Some assignments want a couple of extra lines under the signature block. Use them only when they fit the task. If your teacher didn’t mention them, you can skip them.

Enclosure Line

If you’re sending papers with the letter, add an “Enclosure” line under your typed name, then list what’s included. This keeps the packet from getting separated.

Copy Line

If someone else should receive the same letter, add a “Copy” line and list their name or office. In school work, this can show that you notified a parent, counselor, or department.

Reference Line

If you’re replying to a case number or ticket number, put it on a “Reference” line near the top, often under the date. It helps the reader match your letter to the right file now.

Turning A Formal Letter Into An Email Version

Email can still use letter parts. Keep the same opening purpose sentence, the same facts, and the same clear next step. Swap the top heading block for a clear subject line and a simple sign-off.

  • Subject: mirror the subject line you would use on paper.
  • Greeting: keep it polite and specific.
  • Body: keep paragraphs short, one idea per paragraph.
  • Sign-off: closing + your name + contact line.

If you attach a file, name it so it’s easy to spot, like “Enrollment_Confirmation_Request.pdf.” Then mention the attachment in one short line near the end of the email.

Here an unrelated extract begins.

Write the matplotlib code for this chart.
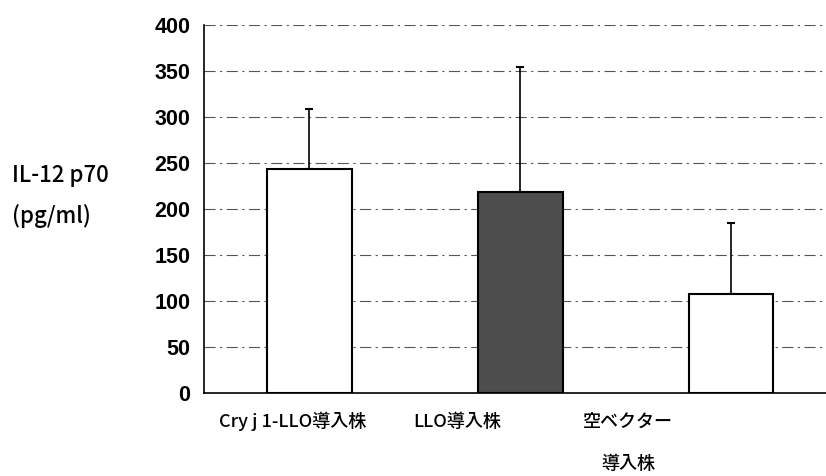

Quick Comparison Of Letter Formats By Use

Use the table to pick a format that fits your task without overthinking it.

Letter Type Best Default Format When It Fits
School request Block Forms, records, permission, confirmation
Job application Block Applications, internships, scholarships
Complaint letter Block Billing issues, service problems, repairs
Thank-you note Friendly After help, after an interview, after a gift
Invitation Friendly Events, group plans, informal asks
Official notice Block Move-out notice, policy notice, requests

Step By Step Draft Plan You Can Reuse

When you’re staring at a blank page, use this order. It keeps you from rewriting the same sentences five times.

  1. Write your purpose sentence first.
  2. List the facts the reader needs: names, dates, amounts, documents.
  3. Write a one-sentence next step request.
  4. Fill the body with two to four short paragraphs.
  5. Add the heading lines and check the mailing details.
  6. Read aloud once and cut any sentence that repeats the same idea.

That’s it. If you want a second parts of a letter example, swap the topic and keep the structure. The order stays steady, so your brain can put its energy into the message.